Pertempuran sengit terjadi, meskipun pejuang dari warga Pekalongan hanya bersenjatakan ala kadarnya namun atas izin Allah, doa para Kyai, dan semangat juang yang membara, tentara Jepang yang bersenjatakan bedil dan senapan akhirnya angkat kaki dari Pekalongan. Banyak santri, pemuda, dan tentara pejuang yang gugur pada pertempuran tersebut.
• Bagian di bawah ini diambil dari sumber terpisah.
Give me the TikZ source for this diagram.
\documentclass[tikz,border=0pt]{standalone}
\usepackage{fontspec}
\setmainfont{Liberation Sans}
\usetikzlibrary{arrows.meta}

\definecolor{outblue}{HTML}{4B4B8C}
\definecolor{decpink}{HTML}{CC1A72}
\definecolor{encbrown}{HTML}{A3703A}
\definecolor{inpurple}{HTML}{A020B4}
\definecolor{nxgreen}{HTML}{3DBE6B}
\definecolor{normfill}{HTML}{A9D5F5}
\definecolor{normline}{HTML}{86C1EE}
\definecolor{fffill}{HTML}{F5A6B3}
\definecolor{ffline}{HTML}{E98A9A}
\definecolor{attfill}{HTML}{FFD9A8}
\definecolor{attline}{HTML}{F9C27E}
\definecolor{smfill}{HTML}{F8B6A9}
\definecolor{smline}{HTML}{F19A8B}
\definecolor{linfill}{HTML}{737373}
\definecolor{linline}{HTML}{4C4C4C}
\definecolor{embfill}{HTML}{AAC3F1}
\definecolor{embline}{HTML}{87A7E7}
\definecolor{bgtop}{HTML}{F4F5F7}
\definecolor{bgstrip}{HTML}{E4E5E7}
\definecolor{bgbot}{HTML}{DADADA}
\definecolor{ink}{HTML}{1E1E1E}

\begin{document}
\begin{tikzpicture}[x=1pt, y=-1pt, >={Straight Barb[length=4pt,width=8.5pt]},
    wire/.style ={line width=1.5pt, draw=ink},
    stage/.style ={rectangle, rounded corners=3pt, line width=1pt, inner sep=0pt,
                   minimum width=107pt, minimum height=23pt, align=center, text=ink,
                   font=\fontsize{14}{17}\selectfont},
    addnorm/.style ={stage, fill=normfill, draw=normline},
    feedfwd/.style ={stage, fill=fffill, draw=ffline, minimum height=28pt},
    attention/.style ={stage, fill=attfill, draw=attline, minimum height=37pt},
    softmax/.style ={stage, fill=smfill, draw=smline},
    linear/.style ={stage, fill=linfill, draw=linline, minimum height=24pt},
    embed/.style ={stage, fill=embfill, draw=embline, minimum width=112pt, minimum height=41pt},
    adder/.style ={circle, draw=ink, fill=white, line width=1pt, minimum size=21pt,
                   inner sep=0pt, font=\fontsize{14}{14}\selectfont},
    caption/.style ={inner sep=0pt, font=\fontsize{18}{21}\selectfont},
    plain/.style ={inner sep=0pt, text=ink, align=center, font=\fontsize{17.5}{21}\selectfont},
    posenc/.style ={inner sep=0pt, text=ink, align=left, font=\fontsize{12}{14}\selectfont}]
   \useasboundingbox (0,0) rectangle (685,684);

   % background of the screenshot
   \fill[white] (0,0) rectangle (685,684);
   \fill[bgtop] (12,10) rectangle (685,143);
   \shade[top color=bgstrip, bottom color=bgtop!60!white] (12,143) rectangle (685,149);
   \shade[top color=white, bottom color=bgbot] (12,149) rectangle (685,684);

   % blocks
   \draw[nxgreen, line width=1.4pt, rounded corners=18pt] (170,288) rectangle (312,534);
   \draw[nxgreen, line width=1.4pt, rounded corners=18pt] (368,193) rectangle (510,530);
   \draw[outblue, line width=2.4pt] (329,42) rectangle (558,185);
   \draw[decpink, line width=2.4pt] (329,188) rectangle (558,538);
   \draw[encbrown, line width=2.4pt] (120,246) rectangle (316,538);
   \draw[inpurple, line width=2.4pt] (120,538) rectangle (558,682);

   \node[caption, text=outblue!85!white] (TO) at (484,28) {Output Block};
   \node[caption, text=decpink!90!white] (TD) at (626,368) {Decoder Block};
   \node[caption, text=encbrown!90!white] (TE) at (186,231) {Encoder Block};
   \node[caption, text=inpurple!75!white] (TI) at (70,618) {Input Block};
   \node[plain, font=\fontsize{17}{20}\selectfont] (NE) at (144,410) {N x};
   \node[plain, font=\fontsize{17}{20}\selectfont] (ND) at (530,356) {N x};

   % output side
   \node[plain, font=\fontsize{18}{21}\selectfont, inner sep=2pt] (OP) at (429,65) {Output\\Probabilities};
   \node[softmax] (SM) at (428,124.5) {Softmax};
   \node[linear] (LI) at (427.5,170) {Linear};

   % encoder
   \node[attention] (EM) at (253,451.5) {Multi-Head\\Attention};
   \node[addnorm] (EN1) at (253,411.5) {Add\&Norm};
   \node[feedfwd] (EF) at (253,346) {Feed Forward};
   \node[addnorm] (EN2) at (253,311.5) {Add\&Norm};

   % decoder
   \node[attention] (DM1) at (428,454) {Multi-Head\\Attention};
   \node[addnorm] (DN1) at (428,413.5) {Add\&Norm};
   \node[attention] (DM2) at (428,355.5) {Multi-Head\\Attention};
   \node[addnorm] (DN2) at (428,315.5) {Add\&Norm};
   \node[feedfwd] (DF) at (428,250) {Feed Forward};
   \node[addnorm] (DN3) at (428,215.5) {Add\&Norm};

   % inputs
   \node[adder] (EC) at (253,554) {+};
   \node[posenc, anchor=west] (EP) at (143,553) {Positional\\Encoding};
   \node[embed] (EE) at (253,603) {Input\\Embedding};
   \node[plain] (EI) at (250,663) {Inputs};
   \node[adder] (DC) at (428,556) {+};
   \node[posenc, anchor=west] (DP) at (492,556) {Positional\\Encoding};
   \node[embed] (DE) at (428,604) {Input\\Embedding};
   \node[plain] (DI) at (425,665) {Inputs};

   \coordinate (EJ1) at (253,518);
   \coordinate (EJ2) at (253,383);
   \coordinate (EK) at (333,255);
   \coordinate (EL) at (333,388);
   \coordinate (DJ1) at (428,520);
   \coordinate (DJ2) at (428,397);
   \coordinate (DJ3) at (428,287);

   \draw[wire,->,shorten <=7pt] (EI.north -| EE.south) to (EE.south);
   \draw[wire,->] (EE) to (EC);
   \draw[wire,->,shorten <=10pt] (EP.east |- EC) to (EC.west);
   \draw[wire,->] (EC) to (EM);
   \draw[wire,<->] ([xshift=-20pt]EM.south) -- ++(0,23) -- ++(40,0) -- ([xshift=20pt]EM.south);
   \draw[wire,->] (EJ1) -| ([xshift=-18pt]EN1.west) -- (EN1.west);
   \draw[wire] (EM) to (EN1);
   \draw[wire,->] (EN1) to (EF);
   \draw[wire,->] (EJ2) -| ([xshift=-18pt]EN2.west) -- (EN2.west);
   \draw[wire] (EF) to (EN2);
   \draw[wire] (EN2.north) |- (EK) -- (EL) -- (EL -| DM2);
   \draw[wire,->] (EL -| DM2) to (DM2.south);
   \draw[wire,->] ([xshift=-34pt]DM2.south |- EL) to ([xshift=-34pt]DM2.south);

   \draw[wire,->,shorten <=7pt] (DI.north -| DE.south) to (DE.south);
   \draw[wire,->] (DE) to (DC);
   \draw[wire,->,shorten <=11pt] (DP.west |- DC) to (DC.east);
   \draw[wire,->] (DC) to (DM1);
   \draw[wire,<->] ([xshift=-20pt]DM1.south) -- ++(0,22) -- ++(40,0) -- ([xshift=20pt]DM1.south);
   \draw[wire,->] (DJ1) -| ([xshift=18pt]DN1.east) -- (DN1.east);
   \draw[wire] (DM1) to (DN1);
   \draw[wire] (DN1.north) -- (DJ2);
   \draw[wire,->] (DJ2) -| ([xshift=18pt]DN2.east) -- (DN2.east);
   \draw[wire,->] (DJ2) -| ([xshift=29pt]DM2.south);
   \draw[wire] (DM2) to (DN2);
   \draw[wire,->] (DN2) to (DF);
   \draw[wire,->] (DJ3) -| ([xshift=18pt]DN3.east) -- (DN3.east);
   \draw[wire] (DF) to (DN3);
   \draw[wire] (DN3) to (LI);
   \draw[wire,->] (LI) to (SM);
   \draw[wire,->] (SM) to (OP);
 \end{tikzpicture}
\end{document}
Untuk mengenang perjuangan ini dibangun Monumen Perjuangan 3 Oktober 1945 dan juga Masjid Syuhada.
Pada masa keributan Partai Komunis Indonsia (PKI) tahun 1965, Kyai Zein juga berperan aktif. Depan rumah Kyai Zein Ilyas yang menghadap ke jalan raya (Jalan Hayam Wuruk) dijadikan posko keamanan untuk menjaga situasi dan kondisi dari keributan. Kisah heroik ini menunjukkan bahwa perjuangan Kyai Zein adalah perjuangan yang total baik waktu, ilmu, harta, dan juga jiwa demi untuk kemaslahatan umat dan bangsa.
Dalam keadaan sakit yang demikian, beliau tidak pernah mengeluh sedikit pun. Mulut dan lisannya senantiasa digerakkan untuk berdzikir hingga ajal menjemputnya.
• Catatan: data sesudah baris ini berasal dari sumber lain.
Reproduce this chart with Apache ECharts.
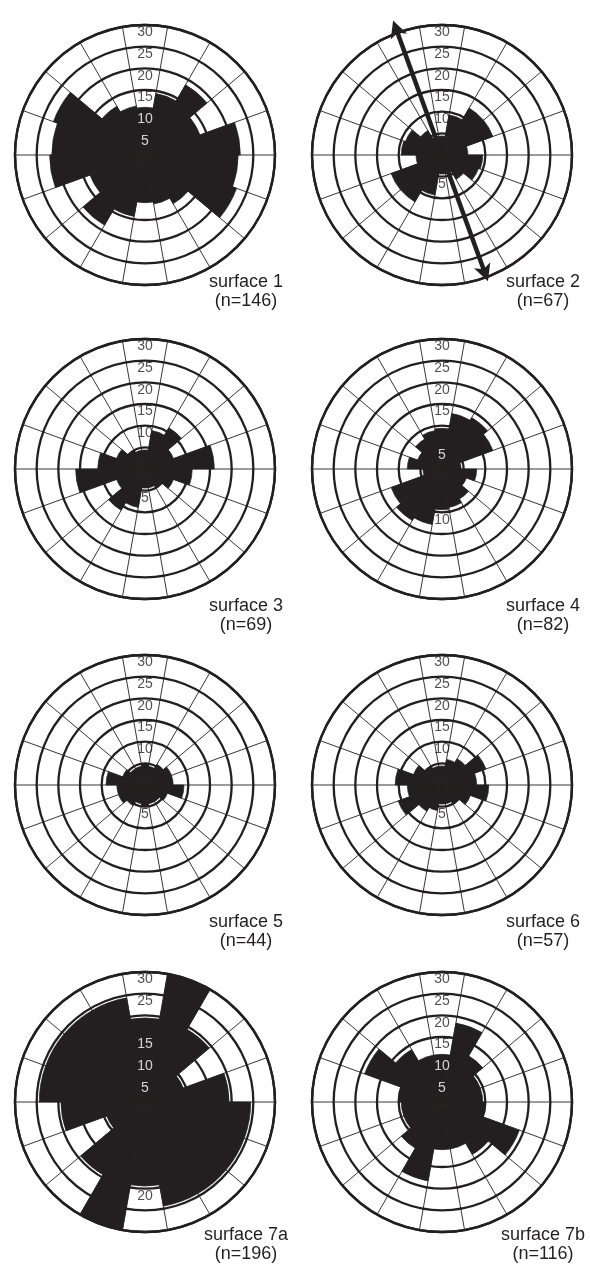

Habib Muhammad Luthfi bin Ali bin Yahya yang pada saat selesai berta’ziyah dari pemakaman KH Nadjmudin Ata – Kauman menyempatkan mampir ke makam KH Zein Ilyas yang letaknya cukup berdekatan. Habib Luthfi sejak muda ternyata telah mengenal KH Zein Ilyas. Habib Luthfi juga menuturkan bahwa dirinya kerap mengunjungi KH Zein Ilyas ketika hendak berangkat mondok dulu. Menurut Habib Luthfi, KH Zein Ilyas adalah sosok seorang kyai yang alim dan sangat ikhlas dalam perjuangan, menuntun umat dengan sabar penuh tawadhu’. Sosok seperti KH. Zein Ilyas sudah sangat jarang ditemui pada masa sekarang ini.
Oleh karena itu saat Habib Luthfi melihat kondisi makam yang tampak sudah mulai rusak, maka lewat H Bahrul Alam beliau menyampaikan pesan untuk keluarga kiranya makam KH Zein Ilyas dapat diperbaiki. Atas pesan Habib Luthfi itulah kemudian keluarga (cucu dan buyut) KH Zein Ilyas sepakat untuk memperbaiki makam KH Zein Ilyas dan Alhamdulillah dapat diwujudkan oleh keluarga.
Kini saatnya yang paling tepat adalah kita harus belajar dan meneruskan dari jejak perjalanan KH Zein Ilyas, sosok sederhana yang tidak hanya pandai berkata-kata saja namun diwujudkan dengan tindakan nyata dan amal perbuatan yang sesuai apa yang diajarkan Kanjeng Nabi Muhammad SAW. Semoga cerita ini ada manfaatnya untuk keluarga dan masih banyak kekurangan serta butuh penyempurnaan dan koreksi lebih lanjut.